Overall, youll need around $400 to lift a gopro and pi (just the drone, not including First Person View (FPV) receiver and transmitter to control the drone with. Maybe the best option is to buy a ready-made kit and tinker with the open-source flight controllers before sinking cash into flying a pi.

Regardless, good luck with the project :slight_smile:


#4

Hi
I’d agree with the suggestion of a 450size quad, although a 550 Hexacopter will still fly if you lose a motor, prop, control of an ESC, more expensive of course (2 extra motors , ESC’s, props).
There are always second hand quads on eBay which sell for less than the component costs so even if your son wants to built from scratch it’s a great source of cheap parts. (I know from experience I sold a fully working Predator 650 for not much more than the motor and controller cost, the buyer told me rather apologetically he was stripping it down for the parts :unamused: )
Hope this helps
Steve :slight_smile:


#5

Of course he can do it. Some kids who are younger than him are already doing these things.
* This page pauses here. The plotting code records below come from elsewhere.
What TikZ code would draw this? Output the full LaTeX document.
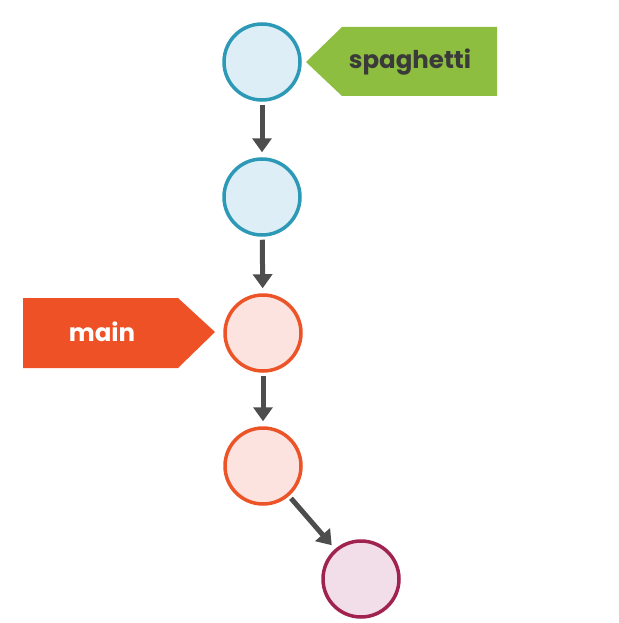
\documentclass[tikz,border=0pt]{standalone}
\usepackage{fontspec}
\setmainfont{Poppins}
\usetikzlibrary{arrows.meta}
\definecolor{bluestroke}{HTML}{2C9AB7}
\definecolor{bluefill}{HTML}{DDEEF7}
\definecolor{orangestroke}{HTML}{EC5428}
\definecolor{orangefill}{HTML}{FDE3E0}
\definecolor{purplestroke}{HTML}{A0224E}
\definecolor{purplefill}{HTML}{F2DEE8}
\definecolor{arrowgray}{HTML}{4D4D4D}
\definecolor{taggreen}{HTML}{8DBE3F}
\definecolor{tagorange}{HTML}{EE5125}
\definecolor{textdark}{HTML}{3A3A3A}
\begin{document}
\begin{tikzpicture}[x=1pt,y=-1pt,
  commit/.style={circle,line width=3.5pt,minimum size=76pt,inner sep=0pt},
  bluec/.style={commit,draw=bluestroke,fill=bluefill},
  orangec/.style={commit,draw=orangestroke,fill=orangefill},
  purplec/.style={commit,draw=purplestroke,fill=purplefill},
  link/.style={draw=arrowgray,line width=5pt,-{Triangle[width=19pt,length=14pt]},shorten <=3pt,shorten >=5pt},
  taglabel/.style={font=\bfseries\fontsize{24.5}{28}\selectfont,inner sep=0pt}
]
\useasboundingbox (0,0) rectangle (618,623);
\fill[white] (0,0) rectangle (618,623);
\node[bluec] (c1) at (262,62) {};
\node[bluec] (c2) at (262,197) {};
\node[orangec] (c3) at (263,333) {};
\node[orangec] (c4) at (263,466) {};
\node[purplec] (c5) at (361,579) {};
\draw[link] (c1) -- (c2);
\draw[link] (c2) -- (c3);
\draw[link] (c3) -- (c4);
\draw[link] (c4) -- (c5);
% tags
\fill[taggreen] (306,62) -- (342,27) -- (497,27) -- (497,96) -- (342,96) -- cycle;
\node[taglabel,text=textdark] (spag) at (410,62) {spaghetti};
\fill[tagorange] (23,298) -- (178,298) -- (215,332) -- (178,368) -- (23,368) -- cycle;
\node[taglabel,text=white] (main) at (102,332) {main};
\end{tikzpicture}
\end{document}
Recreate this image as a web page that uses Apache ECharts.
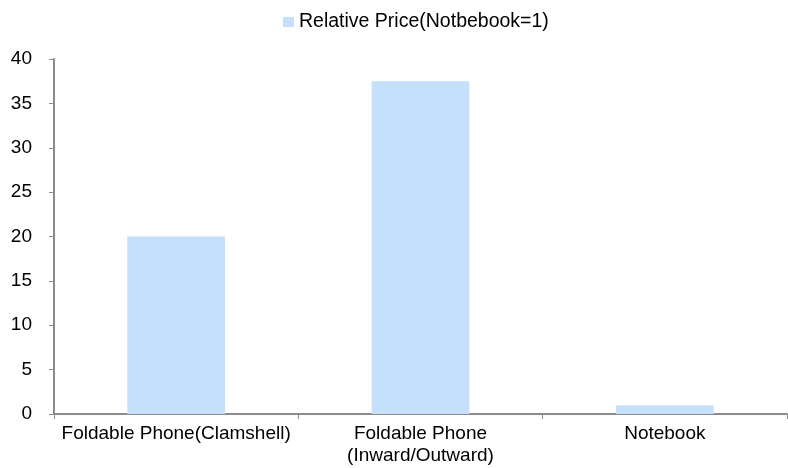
<!DOCTYPE html>
<html>
<head>
<meta charset="utf-8">
<script src="https://cdn.jsdelivr.net/npm/echarts@6/dist/echarts.min.js"></script>
<style>
  html, body { margin: 0; padding: 0; background: #fff; }
  #chart { width: 788px; height: 468px; }
</style>
</head>
<body>
<div id="chart"></div>
<script>
const categories = [
  "Foldable Phone(Clamshell)",
  "Foldable Phone\n(Inward/Outward)",
  "Notebook",
];
const relativePrice = [20, 37.5, 1];
const seriesName = "Relative Price(Notbebook=1)";

const font = "Arial, 'Liberation Sans', sans-serif";
const axisGrey = "#8c8c8c";

const chart = echarts.init(document.getElementById("chart"));
chart.setOption({
  animation: false,
  textStyle: { fontFamily: font, color: "#000" },
  legend: {
    top: 7,
    left: 278,
    icon: "rect",
    itemWidth: 11,
    itemHeight: 10,
    itemGap: 4,
    textStyle: { fontFamily: font, fontSize: 19.5, color: "#000" },
    data: [seriesName],
  },
  grid: { left: 54, right: 1, top: 59, bottom: 54 },
  xAxis: {
    type: "category",
    data: categories,
    axisLine: { lineStyle: { color: axisGrey, width: 2 } },
    axisTick: { show: true, length: 5, lineStyle: { color: axisGrey } },
    axisLabel: {
      color: "#000",
      fontFamily: font,
      fontSize: 19,
      lineHeight: 22,
      margin: 9,
      interval: 0,
    },
  },
  yAxis: {
    type: "value",
    min: 0,
    max: 40,
    interval: 5,
    axisLine: { show: true, lineStyle: { color: axisGrey, width: 2 } },
    axisTick: { show: true, length: 5, lineStyle: { color: axisGrey } },
    axisLabel: { color: "#000", fontFamily: font, fontSize: 19, margin: 22 },
    splitLine: { show: false },
  },
  series: [
    {
      name: seriesName,
      type: "bar",
      data: relativePrice,
      barWidth: "40%",
      itemStyle: { color: "#c5e0fc" },
    },
  ],
});
</script>
</body>
</html>
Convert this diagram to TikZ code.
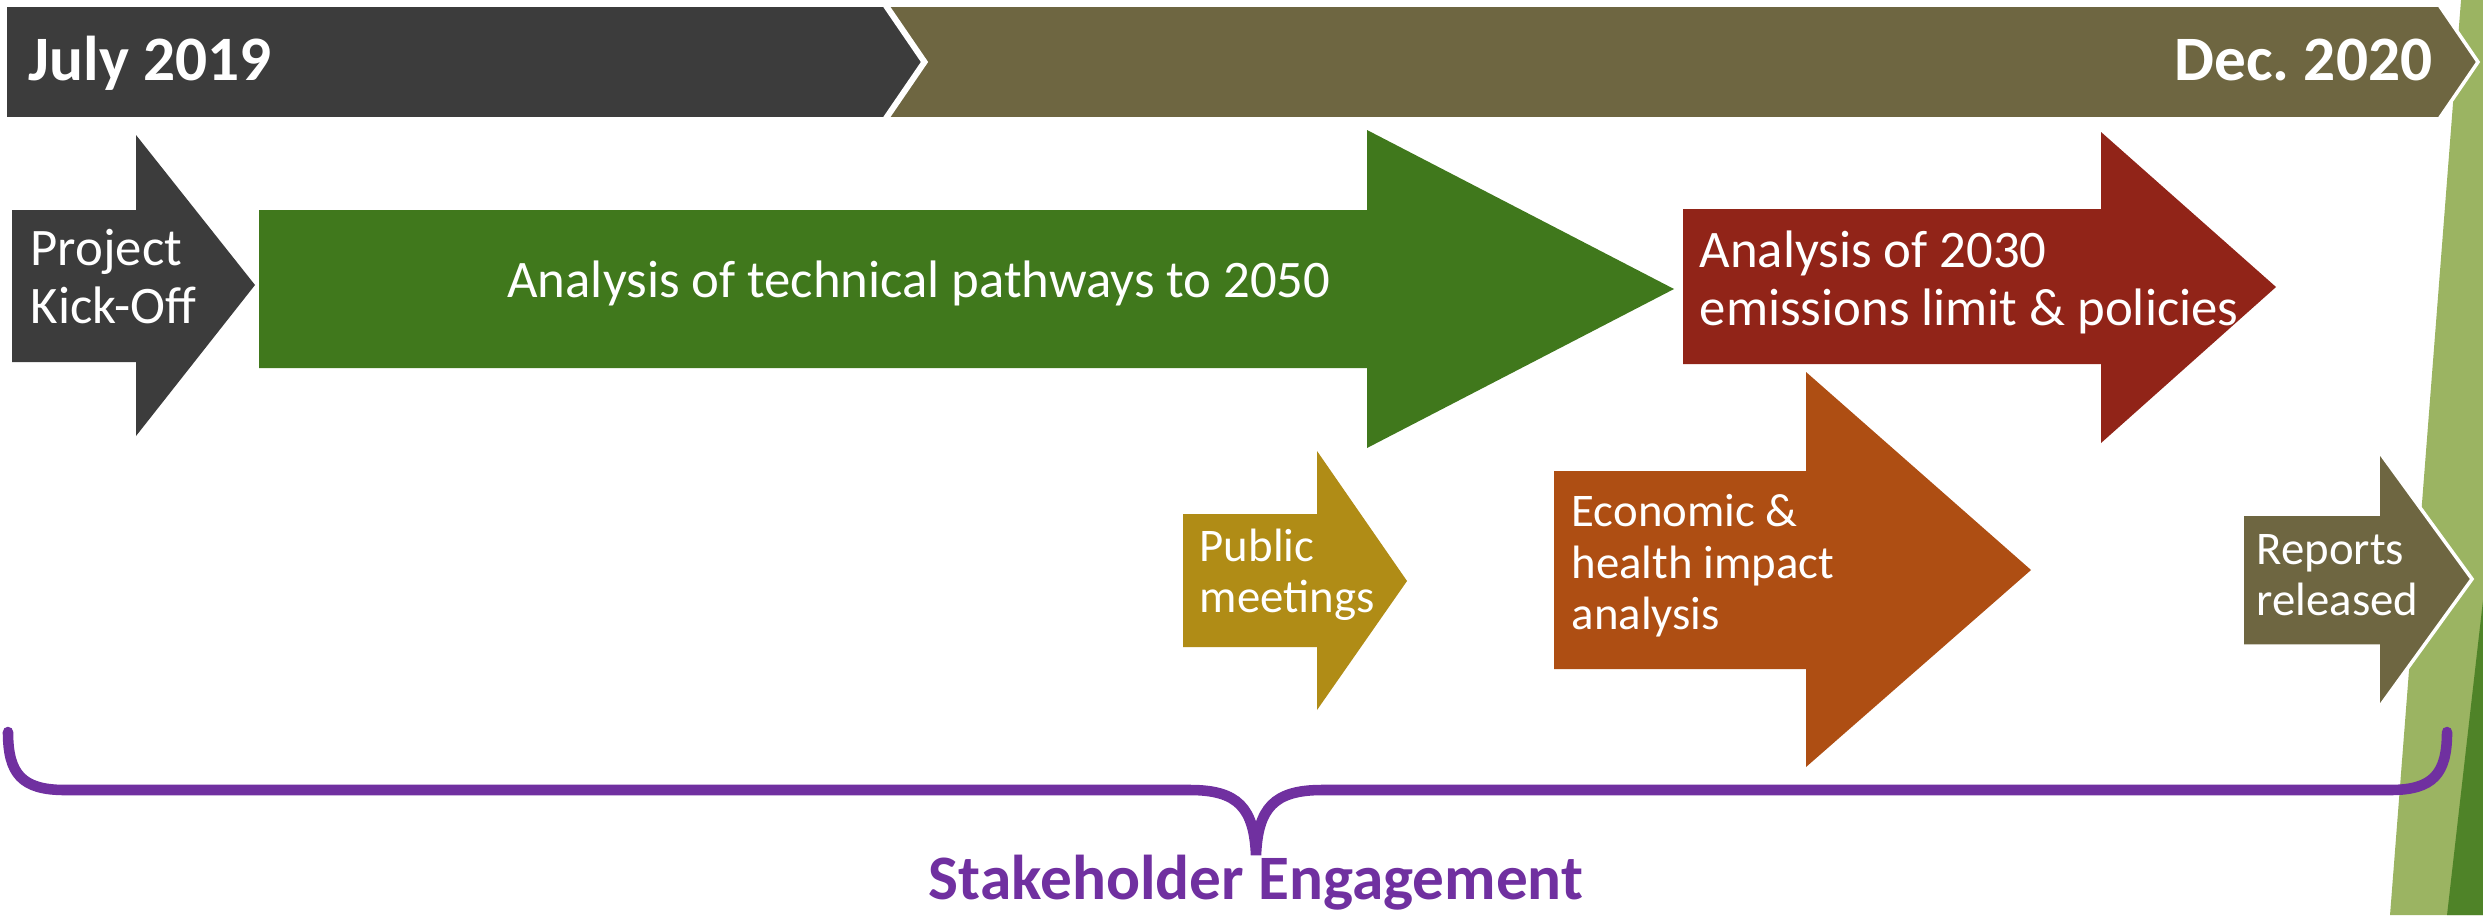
\documentclass[tikz,border=0pt]{standalone}
\usepackage{fontspec}
\setmainfont{Carlito}
\definecolor{banner}{RGB}{60,60,60}
\definecolor{olive}{RGB}{110,102,65}
\definecolor{techgreen}{RGB}{64,120,28}
\definecolor{policyred}{RGB}{145,36,24}
\definecolor{meetgold}{RGB}{176,140,22}
\definecolor{econrust}{RGB}{174,78,19}
\definecolor{leafgreen}{RGB}{155,180,98}
\definecolor{deepgreen}{RGB}{79,131,40}
\definecolor{engage}{RGB}{112,48,160}
\begin{document}
\begin{tikzpicture}[x=0.01cm,y=-0.01cm,
  date/.style={text=white,inner sep=0pt,font=\fontsize{18}{20}\selectfont\bfseries},
  bigtxt/.style={text=white,align=left,anchor=west,inner sep=0pt,font=\fontsize{15}{16.5}\selectfont},
  smalltxt/.style={text=white,align=left,anchor=west,inner sep=0pt,font=\fontsize{13.3}{14.6}\selectfont}]
  \fill[white] (0,0) rectangle (2483,915);
  \useasboundingbox (0,0) rectangle (2483,915);
  \fill[leafgreen] (2461,0) -- (2483,0) -- (2483,915) -- (2390,915) -- cycle;
  \fill[deepgreen] (2483,600) -- (2483,915) -- (2447,915) -- cycle;
  \filldraw[fill=banner,draw=white,line width=1pt] (5,5) -- (884,5) -- (923,62) -- (884,119) -- (5,119) -- cycle;
  \filldraw[fill=olive,draw=white,line width=1pt] (887,5) -- (2439,5) -- (2478,62) -- (2439,119) -- (887,119) -- (926,62) -- cycle;
  \node[date,anchor=base west] (jul) at (28,80) {July 2019};
  \node[date,anchor=base east] (dec) at (2433,80) {Dec.\ 2020};
  \fill[banner] (12,210) -- (136,210) -- (136,135) -- (255,285) -- (136,436) -- (136,362) -- (12,362) -- cycle;
  \fill[techgreen] (259,210) -- (1367,210) -- (1367,130) -- (1674,289) -- (1367,448) -- (1367,368) -- (259,368) -- cycle;
  \fill[policyred] (1683,209) -- (2101,209) -- (2101,132) -- (2276,287) -- (2101,443) -- (2101,364) -- (1683,364) -- cycle;
  \fill[meetgold] (1183,514) -- (1317,514) -- (1317,451) -- (1407,581) -- (1317,710) -- (1317,647) -- (1183,647) -- cycle;
  \fill[econrust] (1554,471) -- (1806,471) -- (1806,372) -- (2031,570) -- (1806,767) -- (1806,669) -- (1554,669) -- cycle;
  \filldraw[fill=olive,draw=white,line width=1pt] (2242,514) -- (2378,514) -- (2378,450) -- (2472,579) -- (2378,709) -- (2378,646) -- (2242,646) -- cycle;
  \node[bigtxt] (kickoff) at (30,277) {Project\\Kick-Off};
  \node[bigtxt,anchor=center] (techpath) at (919,283) {Analysis of technical pathways to 2050};
  \node[bigtxt] (limits) at (1699,282) {Analysis of 2030\\emissions limit \& policies};
  \node[smalltxt] (meetings) at (1199,575) {Public\\meetings};
  \node[smalltxt] (econ) at (1571,566) {Economic \&\\health impact\\analysis};
  \node[smalltxt] (reports) at (2256,575) {Reports\\released};
  \draw[engage,line width=3pt,line cap=round] (8,732) .. controls (8,774) and (22,790) .. (65,790) -- (1190,790)
    .. controls (1238,790) and (1254,808) .. (1256,855) .. controls (1258,808) and (1274,790) .. (1322,790)
    -- (2390,790) .. controls (2433,790) and (2447,774) .. (2447,732);
  \node[engage,inner sep=0pt,anchor=base,font=\fontsize{18}{20}\selectfont\bfseries] (stake) at (1256,899) {Stakeholder Engagement};
\end{tikzpicture}
\end{document}
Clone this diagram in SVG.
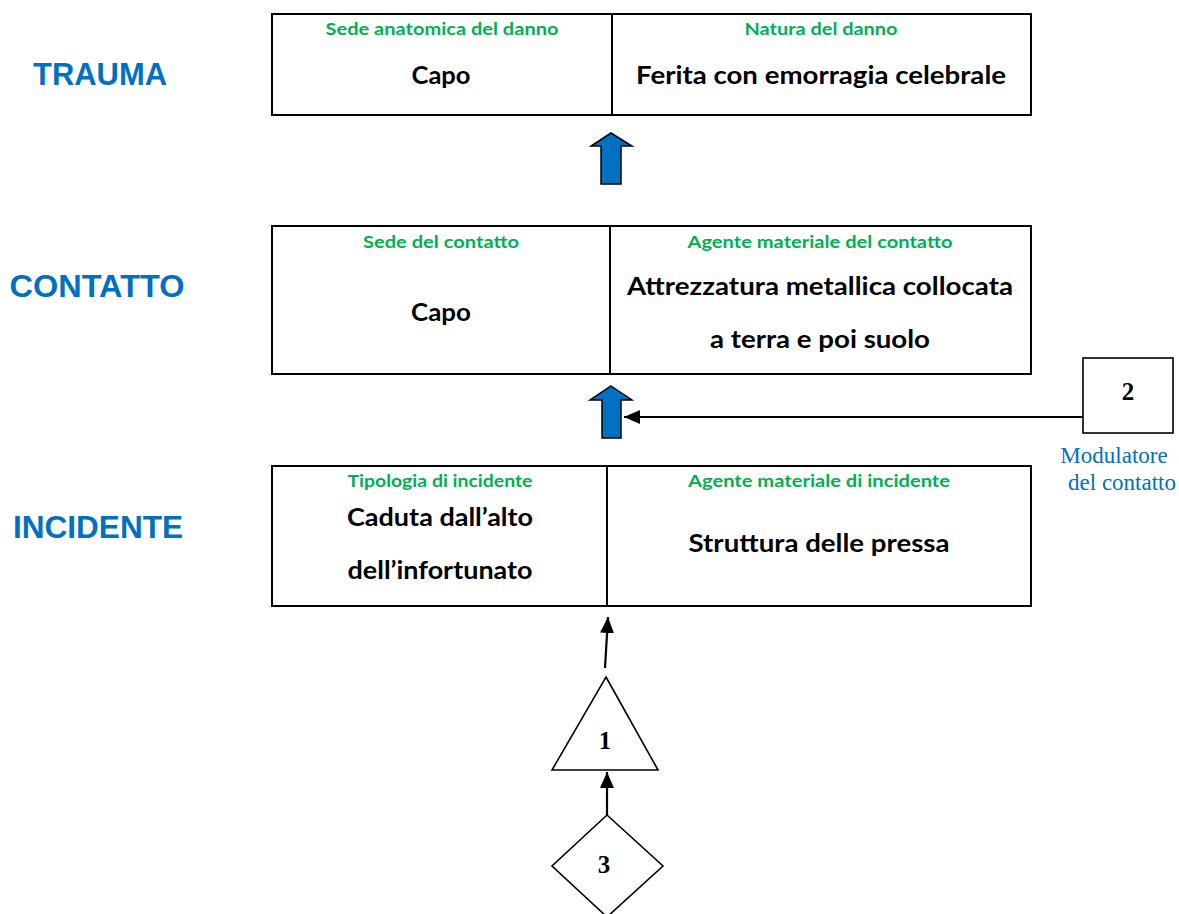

Just give him more supporting.


#6

There are so much options available to build a drone that can carry a GoPro or decent camera but fill price would be around $200-300.


#7

Hi,
If that’s your budget talk to Alex @unmannedtech he can suggest suitable kits/bits at this price point
Cheers
Steve :slightly_smiling_face:


#8

If he know how to solder, then yes, he can!


#9

Soldering is not the most difficult part, I think.